インプラント治療前・治療後の疑問

インプラント手術は本当に痛くない?麻酔の種類について教えて

インプラント手術は本当に痛くないの?

大阪インプラント総合クリニック 歯科医師 松本 正洋

インプラント手術と聞くと「痛そう」と思われるかもしれませんが、痛みを感じなくするための様々な麻酔の方法があります。痛いのではないか?というご質問にお答えします。

インプラント手術は局所麻酔

インプラント

インプラント手術は虫歯の治療などと同じ局所麻酔で行いますので、通常は痛みを感じません。局所麻酔は痛みを伴う処置を行う部分だけに麻酔を行う方法で、処置を行う部位に局所麻酔薬を注射します。

局所麻酔は歯の治療などの比較的小さな手術の時に行われ、薬が効いていない場所は感覚があります。例えば右下の奥歯に局所麻酔の注射をした場合は、注射をした右下奥歯の周辺部分だけが麻痺して、その部分に触れても感覚がなく歯を削っても何も感じなくなりますが、右上の奥歯や左側の歯は痛みを感じます。

局所麻酔では意識もはっきりと残っており、周りの音や声も聞こえます。麻酔の効いている時間は麻酔の本数や個人差によって少し変動がありますが、大体2~3時間くらいの間です。麻酔が完全に切れるまでの間に食事をすると、頬の内側を誤って噛んでしまったり、食べ物が治療した部分に当たったりして危険ですので、食事は麻酔が切れてからとるようにお願いしています。

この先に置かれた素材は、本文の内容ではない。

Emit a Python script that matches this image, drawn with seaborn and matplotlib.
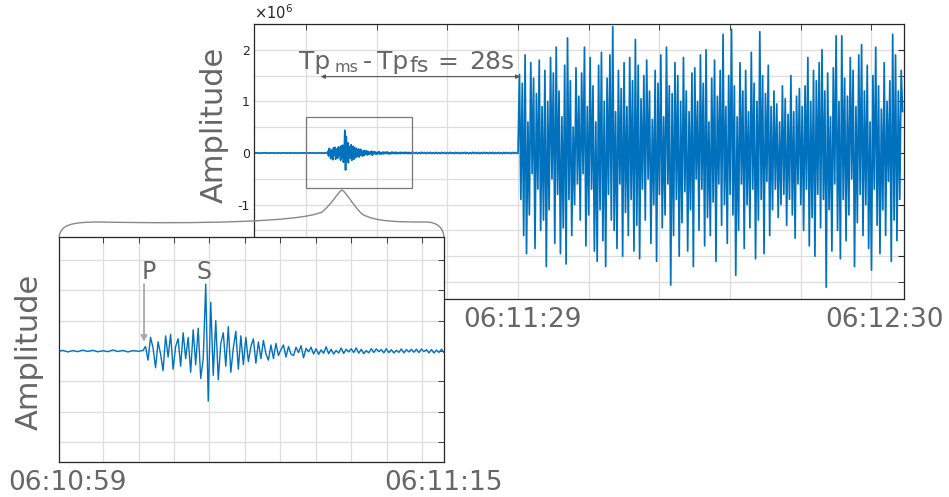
import numpy as np
import matplotlib
matplotlib.use("Agg")
import matplotlib.pyplot as plt
import seaborn as sns
from matplotlib.patches import Rectangle, PathPatch
from matplotlib.path import Path

# amplitude values (x 1e6), seconds relative to 06:11:29
quiet_pre = [0.004, -0.003, 0.006, -0.005, 0.002, -0.006, 0.005, -0.002, 0.007, -0.004,
             0.003, -0.006, 0.004, -0.003, 0.006, -0.005, 0.002, -0.004, 0.006, -0.006,
             0.004, -0.002, 0.005, -0.005, 0.003, -0.004, 0.007, -0.003, 0.002, -0.006,
             0.005, -0.004, 0.003, -0.005, 0.006, -0.002, 0.004, -0.006, 0.003, -0.004,
             0.006, -0.003, 0.005, -0.005, 0.002, -0.004, 0.007, -0.003, 0.004, -0.006,
             0.003, -0.002]
event = [0.004, 0.03, -0.06, 0.09, 0.02, -0.11, 0.06, -0.02, -0.13, 0.1,
         -0.04, 0.11, -0.12, 0.03, 0.08, -0.1, 0.12, -0.05, 0.09, -0.14,
         0.14, -0.09, 0.15, -0.18, -0.05, 0.44, -0.33, 0.32, -0.16, 0.2,
         -0.19, 0.05, 0.12, -0.1, 0.16, -0.14, 0.02, 0.13, -0.12, 0.1,
         -0.09, 0.09, -0.07, 0.03, 0.08, -0.08, 0.06, -0.05, 0.07, -0.02,
         -0.06, 0.04, -0.05, 0.05, -0.03, 0.01, 0.04, -0.04, 0.03, -0.02,
         -0.03, 0.025, -0.01, 0.035, -0.045, 0.018, -0.005, 0.025, -0.02, 0.015,
         -0.022, 0.008, -0.015, 0.028, -0.018, 0.012, -0.02, 0.004, -0.013, 0.02,
         -0.016, 0.012, -0.006, 0.015, -0.01, 0.02, -0.014, 0.011, -0.017, 0.003,
         -0.012, 0.016, -0.01, 0.014, -0.004, 0.01, -0.012, 0.015, -0.011, 0.009,
         -0.013, 0.005, -0.009, 0.014, -0.012, 0.01, -0.006, 0.011, -0.008, 0.012,
         -0.01, 0.013, -0.004, 0.009, -0.012, 0.01, -0.013, 0.006, -0.009, 0.012,
         -0.01]
quiet_post = [0.012, -0.009, 0.01, -0.013, 0.008, -0.011, 0.014, -0.007, 0.009, -0.012,
              0.01, -0.008, 0.013, -0.01, 0.007, -0.012, 0.011, -0.009, 0.008, -0.013,
              0.012, -0.007, 0.01, -0.011, 0.009, -0.01, 0.013, -0.008, 0.007, -0.012,
              0.011, -0.009, 0.01, -0.013, 0.008, -0.007, 0.012, -0.01, 0.009, -0.011,
              0.007, -0.012, 0.013, -0.008, 0.01, -0.009, 0.011, -0.013, 0.008, -0.01,
              0.012, -0.007, 0.009, -0.011, 0.01, -0.008, 0.013, -0.012, 0.007, -0.009,
              0.011, -0.01, 0.008, -0.013, 0.012, -0.009, 0.01, -0.007, 0.009, -0.012,
              0.011, -0.008, 0.01, -0.009]
noise = [0.0, 1.52, -0.9, 1.35, -1.6, 1.9, -1.95, 0.6, -1.2, 1.75,
         -0.4, 1.45, -1.85, 1.15, -0.7, 1.8, -1.5, 0.9, -1.3, 1.6,
         -2.2, 1.0, -1.1, 1.85, -0.5, 1.55, -1.75, 2.05, -0.8, 1.2,
         -1.95, 0.7, -1.45, 1.7, -2.15, 2.23, -0.9, 1.4, -1.6, 0.5,
         -1.0, 1.65, -0.6, 1.1, -1.3, 1.55, -0.4, 2.05, -1.8, 0.9,
         -1.2, 1.85, -0.7, 1.3, -1.9, 0.6, -2.1, 1.7, -1.1, 1.95,
         -1.7, 1.0, -2.2, 1.45, -0.8, 1.9, -1.3, 2.45, -1.5, 0.8,
         -1.85, 1.6, -0.6, 1.25, -2.0, 1.75, -1.15, 0.9, -1.6, 1.85,
         -0.9, 1.4, -1.9, 2.2, -1.4, 1.7, -2.05, 1.05, -0.7, 1.5,
         -1.3, 1.8, -0.5, 1.2, -1.75, 0.65, -1.0, 1.6, -2.1, 1.35,
         -0.8, 1.9, -1.45, 0.7, -1.2, 2.05, -0.6, 1.3, -2.56, 1.15,
         -1.6, 1.75, -0.9, 1.5, -2.0, 1.0, -1.35, 1.85, -0.75, 1.2,
         -1.9, 0.8, -1.1, 1.55, -2.2, 1.65, -0.5, 1.0, -1.5, 1.9,
         -0.7, 1.35, -1.8, 2.0, -1.25, 0.6, -1.6, 1.45, -0.95, 1.8,
         -2.1, 1.1, -0.6, 1.6, -1.4, 2.3, -1.0, 0.9, -1.75, 1.5,
         -0.8, 2.4, -1.2, 1.3, -2.37, 0.7, -1.5, 1.75, -0.6, 1.2,
         -1.85, 1.6, -1.0, 0.8, -1.45, 1.95, -0.7, 1.35, -2.05, 1.0,
         -1.3, 2.35, -0.9, 1.5, -1.95, 1.15, -0.55, 1.7, -1.6, 0.9,
         -1.1, 1.2, -0.7, 0.95, -1.25, 0.6, -1.0, 1.3, -0.8, 1.05,
         -1.4, 0.75, -0.9, 1.5, -1.2, 0.8, -1.65, 1.1, -0.6, 1.25,
         -1.0, 0.9, -1.5, 1.3, -0.7, 1.85, -1.8, 1.0, -1.25, 1.6,
         -2.0, 1.4, -0.8, 1.75, -1.45, 2.0, -0.9, 1.2, -2.6, 1.55,
         -1.1, 0.7, -1.9, 1.65, -0.6, 2.27, -1.5, 1.0, -2.05, 2.27,
         -0.9, 1.45, -1.7, 1.1, -1.2, 1.85, -0.5, 1.6, -2.2, 0.9,
         -1.35, 1.9, -0.8, 2.1, -1.6, 1.2, -1.0, 1.7, -1.85, 0.6,
         -2.27, 1.5, -0.7, 2.05, -1.4, 1.3, -1.95, 0.85, -1.1, 1.75,
         -1.6, 1.0, -0.55, 1.4, -2.1, 2.3, -1.3, 1.9, -1.7, 1.2,
         -0.9, 1.6, 0.8]

# sample times of each segment (start, step)
t_pre = -37.4 + 0.2 * np.arange(len(quiet_pre))
t_event = -27.0 + 0.1 * np.arange(len(event))
t_post = -14.8 + 0.2 * np.arange(len(quiet_post))
t_noise = 0.0 + 0.2 * np.arange(len(noise))

t = np.concatenate([t_pre, t_event, t_post, t_noise])
amp = np.concatenate([quiet_pre, event, quiet_post, noise])

main_labels = ["06:11:29", "06:12:30"]
inset_labels = ["06:10:59", "06:11:15"]

BLUE = "#0072BD"
GRAY = "#666666"
DARK = "#262626"
GRID = "#dddddd"

sns.set_style("white")
plt.rcParams['font.family'] = ['DejaVu Sans']

W, H = 949, 497
fig = plt.figure(figsize=(W / 100, H / 100), dpi=100)


def fx(x):
    return x / W


def fy(y):
    return 1 - y / H


def style_axes(a):
    for s in a.spines.values():
        s.set_color(DARK)
        s.set_linewidth(0.9)
    a.tick_params(which='both', direction='in', top=True, right=True, color=DARK)
    a.set_axisbelow(True)


# main panel
ax = fig.add_axes([fx(254), fy(299), fx(650), 275 / H])
sns.lineplot(x=t, y=amp, ax=ax, color=BLUE, linewidth=1.25, estimator=None, sort=False)
ax.set_xlim(-37.35, 54.6)
ax.set_ylim(-2.83, 2.5)
style_axes(ax)
ax.set_yticks([-2, -1, 0, 1, 2])
ax.set_yticklabels(['-2', '-1', '0', '1', '2'], fontsize=9, color=DARK)
ax.set_yticks(np.arange(-2.5, 2.51, 0.5), minor=True)
ax.set_xticks([0.7, 51.9])
ax.set_xticklabels(main_labels, fontsize=19, color=GRAY)
ax.set_xticks(np.arange(-30, 51, 10), minor=True)
ax.tick_params(axis='x', which='major', length=0, pad=6)
ax.tick_params(axis='x', which='minor', length=4)
ax.tick_params(axis='y', which='both', length=4, pad=3)
ax.xaxis.grid(True, which='minor', color=GRID, lw=0.9)
ax.yaxis.grid(True, which='both', color=GRID, lw=0.9)
ax.set_xlabel('')
ax.set_ylabel('')

ax.add_patch(Rectangle((-30, -0.68), 15, 1.38, fill=False, ec='#777777', lw=0.9, zorder=3))
ax.annotate('', xy=(-27.9, 1.48), xytext=(0.3, 1.48),
            arrowprops=dict(arrowstyle='<|-|>', color='#555555', lw=0.8,
                            mutation_scale=6, shrinkA=0, shrinkB=0))

fig.text(fx(254), fy(13), r'$\times10^{6}$', fontsize=10.5, color=DARK, va='center')
fig.text(fx(214), fy(125), 'Amplitude', fontsize=22, color=GRAY, rotation=90,
         ha='center', va='center')

# Tp ms - Tp fs = 28s
fig.text(fx(299), fy(69), 'Tp', fontsize=18, color=GRAY, va='baseline')
fig.text(fx(335), fy(72), 'ms', fontsize=11.5, color=GRAY, va='baseline')
fig.text(fx(363), fy(69), '-', fontsize=18, color=GRAY, va='baseline')
fig.text(fx(377), fy(69), 'Tp', fontsize=18, color=GRAY, va='baseline')
fig.text(fx(409), fy(72), 'fs', fontsize=16, color=GRAY, va='baseline')
fig.text(fx(437), fy(69), '=', fontsize=18, color=GRAY, va='baseline')
fig.text(fx(469), fy(69), '28s', fontsize=18, color=GRAY, va='baseline')

# zoomed panel
ax2 = fig.add_axes([fx(59), fy(462), fx(385), 225 / H])
ax2.set_facecolor('white')
sns.lineplot(x=t, y=amp, ax=ax2, color=BLUE, linewidth=1.0, estimator=None, sort=False)
ax2.set_xlim(-30.35, -15.0)
ax2.set_ylim(-0.73, 0.75)
style_axes(ax2)
ax2.set_yticks([])
ax2.set_yticks(np.arange(-0.6, 0.61, 0.2), minor=True)
ax2.set_xticks([-30.0, -15.0])
ax2.set_xticklabels(inset_labels, fontsize=19, color=GRAY)
ax2.set_xticks(-30.0 + 1.412 * np.arange(11), minor=True)
ax2.tick_params(axis='x', which='major', length=0, pad=6)
ax2.tick_params(axis='both', which='minor', length=4)
ax2.xaxis.grid(True, which='minor', color=GRID, lw=0.9)
ax2.yaxis.grid(True, which='minor', color=GRID, lw=0.9)
ax2.set_xlabel('')
ax2.set_ylabel('')

ax2.text(-26.76, 0.52, 'P', fontsize=17, color=GRAY, ha='center', va='center')
ax2.text(-24.57, 0.52, 'S', fontsize=17, color=GRAY, ha='center', va='center')
ax2.annotate('', xy=(-26.96, 0.06), xytext=(-26.96, 0.44),
             arrowprops=dict(arrowstyle='-|>', color='#aaaaaa', lw=1.3,
                             mutation_scale=9, shrinkA=0, shrinkB=0))

fig.text(fx(29), fy(352), 'Amplitude', fontsize=22, color=GRAY, rotation=90,
         ha='center', va='center')

# brace joining the box to the zoomed panel
pts = [(59, 237), (61, 225), (70, 222), (100, 222),
       (200, 224), (300, 222), (322, 212),
       (332, 204), (338, 192), (342, 190),
       (346, 192), (352, 204), (362, 214),
       (375, 222), (400, 222), (425, 222),
       (438, 222), (443, 228), (444, 237)]
codes = [Path.MOVETO] + [Path.CURVE4] * (len(pts) - 1)
brace = Path([(fx(x), fy(y)) for x, y in pts], codes)
fig.add_artist(PathPatch(brace, fill=False, ec='#888888', lw=1.0,
                         transform=fig.transFigure, zorder=5))

fig.savefig('out.png', dpi=100)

軽い眠り状態になる点滴麻酔の静脈内鎮静法(セデーション)

静脈内鎮静用シリンジポンプ

痛みそのものは局所麻酔で感じなく出来るのですが、歯科恐怖症の方や、怖がりの方、不安や緊張が強い方には、局所麻酔の前に静脈内鎮静(セデーション)という点滴での麻酔を行います。

静脈内鎮静を行うとリラックス状態になり、軽い眠りに入って手術の緊張が軽減されます。痛みを感じさせないための麻酔は通常の歯科治療で行う局所麻酔を行い、静脈内鎮静では不安や恐怖心を取り除いて、精神的な安静状態をもたらします。

歯科恐怖症といって、診療チェアに座っただけで脈拍が早くなり、脂汗が出たり、過呼吸気味になったりする方がおられます。そのような方は、静脈内鎮静法で麻酔を行うとリラックスして頂くことで、歯科治療が可能になります。

麻酔が効いている間は、完全に意識を失うわけではなく、担当医からの呼びかけには反応し、答えられます。うとうと眠っている間に手術が終わり、静脈内鎮静には健忘作用があるため、時間の感覚があやふやになって、あっという間に手術が終わったように感じる方が多いです。静脈内鎮静法は、精神的な負担が少なく、インプラントの埋入本数が多い場合におすすめの麻酔です。

鎮静・鎮痛効果のある笑気麻酔

笑気麻酔

静脈内鎮静法よりもお手軽な笑気麻酔(笑気吸入鎮静法)という麻酔もあります。笑気麻酔は鼻から吸い込むだけで鎮静状態になり、治療後は30分以内に肺などから体外に排泄されます。笑気とは低濃度(30%以下)のほんのり甘い香りのする無色の気体で、鎮静作用があって血圧や脈拍を安定させます。

笑気麻酔

笑気麻酔では笑気と高濃度酸素を混合して使用し、うたた寝しているようなリラックス状態になります。不安やストレスを感じなくなるため、お子さんの虫歯治療に積極的に使用している歯科医院もあります。

インプラント手術の身体へのダメージはどれくらい?

 

インプラントを1本埋入する時の身体へのダメージは、歯を1本抜歯する程度ですので、それほど強い痛みはありません。手術後に麻酔がきれてくると少し疼くように感じることはありますが、痛み止めの薬を飲んで頂けば落ち着く程度です。局所麻酔で手術が出来ますので、入院の必要はなく、その日に帰宅して頂けます。

インプラント手術で腫れや痛みが出るのは、インプラントの埋入本数が多い場合や、骨を増やすための処置を行った場合です。

腫れのピークは術後2~3日で、徐々に落ち着いてきます。その腫れは感染によるものではなく、身体に外科的な刺激を加えたため身体が反応して起こしている炎症ですので、その状態が長引くことはありません。

激しい痛みを伴う腫れには注意が必要ですが、通常はそのようなことはありません。

まとめ

このように、麻酔の方法によってもインプラント手術の痛みや不安をやわらげることが出来ます。歯医者が苦手だったり、不安が強い方は、手術当日に使用する麻酔についても担当医とよく話し合ってお決めください。

※ インプラントは保険が適用されない自由診療です。